THE EXERCISE: Take the lines from the top down to and including the one with "AXC = '#999999'" and repeat them exactly. Omit images.
○ ○ ○ ○ ○
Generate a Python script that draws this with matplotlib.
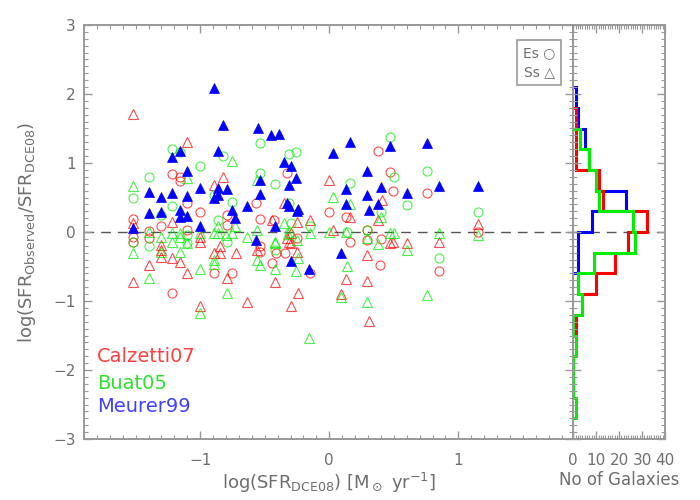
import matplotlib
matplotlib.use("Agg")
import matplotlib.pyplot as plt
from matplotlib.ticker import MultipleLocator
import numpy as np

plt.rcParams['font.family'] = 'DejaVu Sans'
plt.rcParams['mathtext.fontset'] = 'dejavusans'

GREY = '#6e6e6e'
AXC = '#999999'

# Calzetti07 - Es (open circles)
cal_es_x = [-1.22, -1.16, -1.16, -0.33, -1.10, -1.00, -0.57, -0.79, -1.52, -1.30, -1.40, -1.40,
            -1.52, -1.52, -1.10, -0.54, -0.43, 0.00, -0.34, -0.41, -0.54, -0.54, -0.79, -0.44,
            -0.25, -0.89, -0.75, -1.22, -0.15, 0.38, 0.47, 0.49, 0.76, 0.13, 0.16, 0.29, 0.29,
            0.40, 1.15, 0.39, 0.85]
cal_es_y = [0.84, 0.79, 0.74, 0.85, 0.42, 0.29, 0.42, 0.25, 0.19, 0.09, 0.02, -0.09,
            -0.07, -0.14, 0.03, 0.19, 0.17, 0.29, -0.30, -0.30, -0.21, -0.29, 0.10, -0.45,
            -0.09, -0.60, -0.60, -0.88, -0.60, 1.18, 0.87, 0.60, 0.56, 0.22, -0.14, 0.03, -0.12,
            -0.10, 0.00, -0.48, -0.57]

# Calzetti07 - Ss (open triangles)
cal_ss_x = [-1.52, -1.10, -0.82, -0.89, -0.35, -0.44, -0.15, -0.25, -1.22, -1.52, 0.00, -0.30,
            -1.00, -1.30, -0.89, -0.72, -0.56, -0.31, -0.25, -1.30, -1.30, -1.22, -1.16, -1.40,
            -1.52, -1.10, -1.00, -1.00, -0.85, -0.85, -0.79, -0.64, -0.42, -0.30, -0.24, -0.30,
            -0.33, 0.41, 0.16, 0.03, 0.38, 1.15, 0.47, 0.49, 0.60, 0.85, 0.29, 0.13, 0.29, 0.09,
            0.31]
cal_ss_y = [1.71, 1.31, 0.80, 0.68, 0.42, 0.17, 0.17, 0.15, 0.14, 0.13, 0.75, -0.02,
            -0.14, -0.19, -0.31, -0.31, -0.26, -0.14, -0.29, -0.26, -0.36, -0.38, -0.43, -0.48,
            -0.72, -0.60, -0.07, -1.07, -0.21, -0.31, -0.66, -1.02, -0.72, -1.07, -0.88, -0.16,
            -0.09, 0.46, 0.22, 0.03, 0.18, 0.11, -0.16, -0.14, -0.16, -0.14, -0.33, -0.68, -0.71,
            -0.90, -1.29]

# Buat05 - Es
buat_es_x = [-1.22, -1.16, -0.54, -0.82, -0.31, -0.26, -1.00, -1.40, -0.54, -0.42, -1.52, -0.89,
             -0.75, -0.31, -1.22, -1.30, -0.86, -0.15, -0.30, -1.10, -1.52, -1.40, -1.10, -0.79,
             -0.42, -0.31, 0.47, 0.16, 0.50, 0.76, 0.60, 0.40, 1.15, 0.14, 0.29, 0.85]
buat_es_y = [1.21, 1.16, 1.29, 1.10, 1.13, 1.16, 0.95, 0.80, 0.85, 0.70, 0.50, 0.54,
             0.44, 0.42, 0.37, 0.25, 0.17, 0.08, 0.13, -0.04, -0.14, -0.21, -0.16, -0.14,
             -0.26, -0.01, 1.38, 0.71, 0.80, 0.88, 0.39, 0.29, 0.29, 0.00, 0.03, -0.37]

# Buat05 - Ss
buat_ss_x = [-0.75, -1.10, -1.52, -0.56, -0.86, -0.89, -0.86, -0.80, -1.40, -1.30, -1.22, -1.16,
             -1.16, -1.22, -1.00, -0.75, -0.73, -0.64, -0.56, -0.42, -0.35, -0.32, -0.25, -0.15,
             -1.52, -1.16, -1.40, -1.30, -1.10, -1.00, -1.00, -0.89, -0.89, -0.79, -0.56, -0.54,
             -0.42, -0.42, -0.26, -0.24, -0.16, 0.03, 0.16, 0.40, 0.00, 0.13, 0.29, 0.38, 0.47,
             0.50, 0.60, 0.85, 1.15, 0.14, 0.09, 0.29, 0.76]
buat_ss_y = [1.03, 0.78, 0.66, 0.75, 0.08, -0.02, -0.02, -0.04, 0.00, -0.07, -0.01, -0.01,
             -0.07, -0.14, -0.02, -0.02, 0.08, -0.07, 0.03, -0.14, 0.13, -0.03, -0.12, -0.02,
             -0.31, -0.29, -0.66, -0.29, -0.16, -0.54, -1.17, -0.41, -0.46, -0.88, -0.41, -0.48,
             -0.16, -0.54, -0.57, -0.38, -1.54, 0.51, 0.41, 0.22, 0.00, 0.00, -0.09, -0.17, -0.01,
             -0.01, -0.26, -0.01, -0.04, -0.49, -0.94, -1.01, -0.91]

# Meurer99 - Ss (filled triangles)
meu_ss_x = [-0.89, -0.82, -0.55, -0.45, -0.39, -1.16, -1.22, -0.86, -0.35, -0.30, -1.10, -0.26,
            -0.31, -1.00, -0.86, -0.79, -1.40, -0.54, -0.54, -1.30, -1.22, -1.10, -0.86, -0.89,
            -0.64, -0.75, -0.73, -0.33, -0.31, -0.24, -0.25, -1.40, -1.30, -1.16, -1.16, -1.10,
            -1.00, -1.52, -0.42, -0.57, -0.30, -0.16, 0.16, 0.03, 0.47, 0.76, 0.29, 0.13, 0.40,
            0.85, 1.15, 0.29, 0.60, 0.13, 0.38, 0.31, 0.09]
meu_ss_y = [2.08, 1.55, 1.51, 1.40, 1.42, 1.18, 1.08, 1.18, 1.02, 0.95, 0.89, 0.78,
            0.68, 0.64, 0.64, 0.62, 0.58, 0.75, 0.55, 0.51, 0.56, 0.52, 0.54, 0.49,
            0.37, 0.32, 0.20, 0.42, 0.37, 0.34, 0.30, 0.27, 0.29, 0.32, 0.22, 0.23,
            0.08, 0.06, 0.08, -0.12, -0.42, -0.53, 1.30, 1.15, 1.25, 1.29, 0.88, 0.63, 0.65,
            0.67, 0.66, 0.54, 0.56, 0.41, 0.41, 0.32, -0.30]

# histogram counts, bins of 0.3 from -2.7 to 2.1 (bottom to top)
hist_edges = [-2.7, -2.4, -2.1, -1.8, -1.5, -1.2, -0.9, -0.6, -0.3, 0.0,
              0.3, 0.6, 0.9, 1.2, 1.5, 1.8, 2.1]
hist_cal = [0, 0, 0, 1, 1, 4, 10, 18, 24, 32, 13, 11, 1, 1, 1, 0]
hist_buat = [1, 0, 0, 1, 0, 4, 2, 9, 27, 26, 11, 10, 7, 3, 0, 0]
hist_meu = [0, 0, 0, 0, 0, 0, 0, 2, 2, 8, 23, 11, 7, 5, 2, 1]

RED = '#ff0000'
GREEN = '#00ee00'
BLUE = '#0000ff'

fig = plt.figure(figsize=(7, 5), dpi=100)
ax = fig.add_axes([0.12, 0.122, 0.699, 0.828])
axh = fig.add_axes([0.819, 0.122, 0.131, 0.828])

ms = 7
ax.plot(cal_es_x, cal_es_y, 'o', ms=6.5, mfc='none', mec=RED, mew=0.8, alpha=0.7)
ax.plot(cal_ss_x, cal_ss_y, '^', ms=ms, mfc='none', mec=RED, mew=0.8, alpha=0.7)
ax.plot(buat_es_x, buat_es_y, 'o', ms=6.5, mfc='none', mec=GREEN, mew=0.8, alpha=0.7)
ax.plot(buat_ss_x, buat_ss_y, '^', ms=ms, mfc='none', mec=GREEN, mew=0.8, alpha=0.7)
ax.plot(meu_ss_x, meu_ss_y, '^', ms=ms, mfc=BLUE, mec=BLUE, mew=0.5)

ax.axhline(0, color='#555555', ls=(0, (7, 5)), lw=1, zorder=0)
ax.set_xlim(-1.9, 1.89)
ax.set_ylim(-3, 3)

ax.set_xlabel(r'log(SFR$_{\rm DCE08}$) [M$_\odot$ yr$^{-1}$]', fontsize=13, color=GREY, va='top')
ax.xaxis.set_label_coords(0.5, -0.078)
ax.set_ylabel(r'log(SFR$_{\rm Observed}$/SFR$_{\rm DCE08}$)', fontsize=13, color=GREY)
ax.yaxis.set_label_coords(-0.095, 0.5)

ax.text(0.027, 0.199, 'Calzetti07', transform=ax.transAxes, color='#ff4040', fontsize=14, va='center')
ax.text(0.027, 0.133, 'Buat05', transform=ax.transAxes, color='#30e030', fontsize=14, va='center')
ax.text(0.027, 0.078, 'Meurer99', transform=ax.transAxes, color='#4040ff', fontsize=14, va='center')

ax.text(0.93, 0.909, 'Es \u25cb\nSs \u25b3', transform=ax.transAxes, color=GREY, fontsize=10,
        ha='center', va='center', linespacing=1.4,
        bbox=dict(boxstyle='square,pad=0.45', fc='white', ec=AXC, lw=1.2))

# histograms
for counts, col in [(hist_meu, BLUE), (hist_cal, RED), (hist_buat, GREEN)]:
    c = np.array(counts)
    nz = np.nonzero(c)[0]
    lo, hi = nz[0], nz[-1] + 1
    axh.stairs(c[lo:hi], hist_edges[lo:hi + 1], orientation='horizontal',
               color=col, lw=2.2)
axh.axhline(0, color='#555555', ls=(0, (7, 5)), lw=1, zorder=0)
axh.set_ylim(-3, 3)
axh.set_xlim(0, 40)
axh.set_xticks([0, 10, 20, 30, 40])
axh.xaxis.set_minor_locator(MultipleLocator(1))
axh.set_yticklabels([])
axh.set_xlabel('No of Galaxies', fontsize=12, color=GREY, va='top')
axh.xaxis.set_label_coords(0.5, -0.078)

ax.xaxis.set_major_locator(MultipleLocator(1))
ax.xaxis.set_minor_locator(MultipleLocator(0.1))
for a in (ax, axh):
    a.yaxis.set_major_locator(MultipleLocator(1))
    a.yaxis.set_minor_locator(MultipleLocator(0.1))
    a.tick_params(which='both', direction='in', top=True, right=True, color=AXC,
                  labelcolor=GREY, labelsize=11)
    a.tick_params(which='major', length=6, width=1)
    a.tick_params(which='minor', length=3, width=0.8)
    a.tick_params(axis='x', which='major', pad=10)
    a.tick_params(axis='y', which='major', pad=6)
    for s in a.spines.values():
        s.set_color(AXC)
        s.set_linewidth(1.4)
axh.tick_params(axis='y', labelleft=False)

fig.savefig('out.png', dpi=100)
○ ○ ○ ○ ○
REPLY TO THE EXERCISE:
Generate a Python script that draws this with matplotlib.
import matplotlib
matplotlib.use("Agg")
import matplotlib.pyplot as plt
from matplotlib.ticker import MultipleLocator
import numpy as np

plt.rcParams['font.family'] = 'DejaVu Sans'
plt.rcParams['mathtext.fontset'] = 'dejavusans'

GREY = '#6e6e6e'
AXC = '#999999'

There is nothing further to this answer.